After finishing her long day of work, Baby Rajaram Bokale settles in her bed in Kharadi, Maharashtra, India, to perform one final task; she opens an app on her smartphone and begins to read a story aloud in Marathi, her native language. However, her nighttime routine serves a dual purpose:
Firstly, Bokale's voice will be used to train artificial intelligence (AI) applications in the Marathi language, which is spoken by around 80 million people but is underrepresented in the digital world. Secondly, the story that Bokale reads is designed to provide practical, financial knowledge in an engaging manner. Through this approach, she is learning important lessons on how to use banking services, how to save, and how to avoid scammers. "Now I'm able to do more interesting things with my smartphone," she says.
Just as Bokale is gaining knowledge, she's also making a valuable contribution to a wider project. Her narration work is part of a social impact initiative from Karya, an organization whose objective is to create high-quality datasets in India. These datasets are put together by unconventional workforces (often in rural areas) and serve to enlighten an often overlooked demographic regarding the benefits of the digital economy while simultaneously alleviating poverty.

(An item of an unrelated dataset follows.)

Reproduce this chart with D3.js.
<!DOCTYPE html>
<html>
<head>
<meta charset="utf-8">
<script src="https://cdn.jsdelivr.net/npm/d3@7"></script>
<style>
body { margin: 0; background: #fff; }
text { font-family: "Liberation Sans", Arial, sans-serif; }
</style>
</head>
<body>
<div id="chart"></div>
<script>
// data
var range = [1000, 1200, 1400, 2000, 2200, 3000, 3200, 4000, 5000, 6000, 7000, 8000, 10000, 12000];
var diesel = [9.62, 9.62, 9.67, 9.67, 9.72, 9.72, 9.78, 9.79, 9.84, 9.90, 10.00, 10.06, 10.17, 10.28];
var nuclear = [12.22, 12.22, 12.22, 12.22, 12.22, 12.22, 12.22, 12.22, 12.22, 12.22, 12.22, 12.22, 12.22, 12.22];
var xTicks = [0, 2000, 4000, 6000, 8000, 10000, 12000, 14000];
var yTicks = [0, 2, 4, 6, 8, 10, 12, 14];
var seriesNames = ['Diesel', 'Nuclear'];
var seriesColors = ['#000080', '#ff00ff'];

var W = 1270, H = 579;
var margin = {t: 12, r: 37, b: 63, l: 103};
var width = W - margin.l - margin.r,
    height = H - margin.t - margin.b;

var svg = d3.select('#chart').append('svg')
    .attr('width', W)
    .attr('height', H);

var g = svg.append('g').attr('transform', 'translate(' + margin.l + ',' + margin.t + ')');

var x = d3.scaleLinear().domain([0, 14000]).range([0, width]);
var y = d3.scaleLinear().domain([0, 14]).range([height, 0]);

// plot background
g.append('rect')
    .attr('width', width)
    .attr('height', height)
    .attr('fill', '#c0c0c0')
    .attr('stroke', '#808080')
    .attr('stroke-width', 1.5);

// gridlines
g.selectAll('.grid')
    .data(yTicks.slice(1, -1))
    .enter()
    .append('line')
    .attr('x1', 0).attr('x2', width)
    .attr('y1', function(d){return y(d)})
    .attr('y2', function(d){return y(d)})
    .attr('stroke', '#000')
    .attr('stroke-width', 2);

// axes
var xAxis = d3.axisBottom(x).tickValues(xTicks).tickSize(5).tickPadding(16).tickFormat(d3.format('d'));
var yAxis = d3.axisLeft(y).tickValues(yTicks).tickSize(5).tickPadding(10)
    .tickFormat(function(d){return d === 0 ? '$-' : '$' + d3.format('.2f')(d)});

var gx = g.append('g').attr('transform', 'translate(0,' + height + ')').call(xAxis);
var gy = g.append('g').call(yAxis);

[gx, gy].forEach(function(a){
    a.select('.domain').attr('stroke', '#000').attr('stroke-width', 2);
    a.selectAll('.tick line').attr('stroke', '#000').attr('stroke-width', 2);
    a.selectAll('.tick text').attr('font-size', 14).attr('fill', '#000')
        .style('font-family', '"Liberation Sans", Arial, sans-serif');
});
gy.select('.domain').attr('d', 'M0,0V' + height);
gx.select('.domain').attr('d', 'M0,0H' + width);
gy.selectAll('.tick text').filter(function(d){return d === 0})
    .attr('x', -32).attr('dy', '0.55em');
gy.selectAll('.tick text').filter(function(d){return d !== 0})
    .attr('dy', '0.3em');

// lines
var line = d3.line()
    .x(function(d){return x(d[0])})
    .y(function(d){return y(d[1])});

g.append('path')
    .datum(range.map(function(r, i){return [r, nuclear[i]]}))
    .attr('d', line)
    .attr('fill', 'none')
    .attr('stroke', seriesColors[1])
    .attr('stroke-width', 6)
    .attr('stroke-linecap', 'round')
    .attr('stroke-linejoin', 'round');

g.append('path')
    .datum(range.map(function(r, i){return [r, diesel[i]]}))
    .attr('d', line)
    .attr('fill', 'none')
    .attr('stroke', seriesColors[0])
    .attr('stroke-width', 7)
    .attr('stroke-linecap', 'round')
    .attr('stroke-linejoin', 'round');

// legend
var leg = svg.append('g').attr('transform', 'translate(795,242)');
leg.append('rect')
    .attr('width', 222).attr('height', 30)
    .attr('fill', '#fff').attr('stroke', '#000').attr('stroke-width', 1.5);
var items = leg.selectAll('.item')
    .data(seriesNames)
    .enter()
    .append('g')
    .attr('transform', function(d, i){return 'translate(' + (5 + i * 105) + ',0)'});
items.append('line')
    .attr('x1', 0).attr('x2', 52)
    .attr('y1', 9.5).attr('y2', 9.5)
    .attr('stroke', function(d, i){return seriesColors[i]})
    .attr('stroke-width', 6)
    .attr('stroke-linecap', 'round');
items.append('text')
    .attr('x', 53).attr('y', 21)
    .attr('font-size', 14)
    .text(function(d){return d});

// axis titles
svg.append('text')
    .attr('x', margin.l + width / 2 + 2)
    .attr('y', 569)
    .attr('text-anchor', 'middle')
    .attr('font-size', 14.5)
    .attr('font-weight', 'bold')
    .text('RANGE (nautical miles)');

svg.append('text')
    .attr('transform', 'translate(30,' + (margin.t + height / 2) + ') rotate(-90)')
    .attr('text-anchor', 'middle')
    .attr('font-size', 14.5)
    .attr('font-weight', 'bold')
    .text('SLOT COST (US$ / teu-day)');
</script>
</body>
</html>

Karya has ambitious targets. Its aspiration is to reach 100 million people by 2030, ensuring everyone can benefit from digital technologies - regardless of their native language. The issue of language is key in this mission; the digital world is largely dominated by English and Hindi, potentially alienating hundreds of millions of potential users. Karya's language data, therefore, is a crucial tool in a broader digital inclusion campaign.
Karya's work also shines a spotlight on unrecognized languages. It creates language datasets to train AI models in a multitude of Indian languages, including those spoken in rural areas. Paying workers above the minimum wage and providing continued support intend to assist Karya workers with long-term prosperity. Workers are also eligible to receive royalties if the data they help create is resold.
The organization was initially a Microsoft Research project in 2017, and has since been spun off as an independent entity. It now engages with over 30,000 workers across 24 of India's 28 states, making it a significant player in the data sector. Its CEO, Manu Chopra, believes that rural India can be both an excellent builder of AI and an excellent beneficiary of its technologies.
Kalika Bali, a language technologist and researcher at Microsoft Research Lab in Bengaluru, uses data gathered by Karya for her own studies. Regarding the importance of the organization's work, Bali emphasizes that "no one should be excluded from using technology because of their language." She asserts her belief in the potential of AI, remarking on its expedited process in preserving and using languages in large language models.
The intersection of income, education, and meaningful work is the fundamental cornerstone of Karya’s mission. One of the aims moving forward is to eventually have many Karya workers join the organization in various roles, working as organisers and local administrators.
Bokale and her friends, who have both worked for and benefitted from Karya, are testament to the project's success. From learning how to use their smartphones to becoming more financially savvy, the women appreciate the opportunities that have been unlocked for them. They were able to utilise the money they had earned through Karya’s data collection to invest in professional tools and education for their children.